Ask any independent bookseller across the U.S. to name the author that has done the most for them, You'll almost always get the same answer: James Patterson. His books have sold more than 300 million copies, and that in and of itself would endear him to booksellers. But he's done more than just that. In 2015, Patterson received the Literarian Award from the National Book Foundation which cited him as a "passionate campaigner to make books and reading a national priority." How passionate? Passionate enough to give substantial sums of money to bookstores and booksellers across the country, both through the stores themselves and through the Book Industry Charitable Foundation (BINC). If you need further proof of his generosity, you can just look at the Book Passage van that sits in our parking lot and carries books from store to store, thanks to his generosity. 

   So . . . when Elaine received an invitation from the publisher to moderate an event with Patterson and Bill Clinton, for their new jointly written thriller, we jumped out of our chairs.
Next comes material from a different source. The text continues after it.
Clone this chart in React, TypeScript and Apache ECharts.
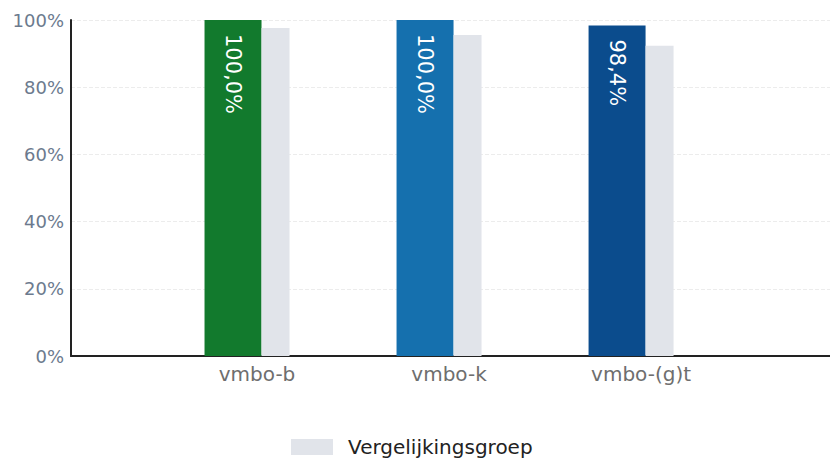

Where are we doing it -- in Marin or in San Francisco? Actually we're doing in in San Jose. Really? That's at least 50 miles from here. What lecture hall will we be in? No lecture hall -- it's in the Sharks Arena. The Sharks? Isn't that a . . . right, it's a hockey team. We'll be doing it right over the ice rink.

   (If I had a more puckish sense of humor, this would be a good spot for a pun.)

   So a limousine picked us up and drove us to the event (limousines? booksellers? You're more likely to find us in the back of our van). It was a great event, but it's a good thing Elaine was invited to participate. Someone in the Arena sound-department apparently hadn't realized that an acoustical system that's designed to pick up the noise after a slap-shot doesn't quite work for a literary discussion. The voices didn't carry very well through the front rows. And for a good part of the evening Elaine was re-phrasing the comments from one author to the other, becasue even they weren't quite able to hear each other. But did it bother anyone? Nah. They sold a lot of books, both authors left happy,. and we got a limo ride back to the North Bay.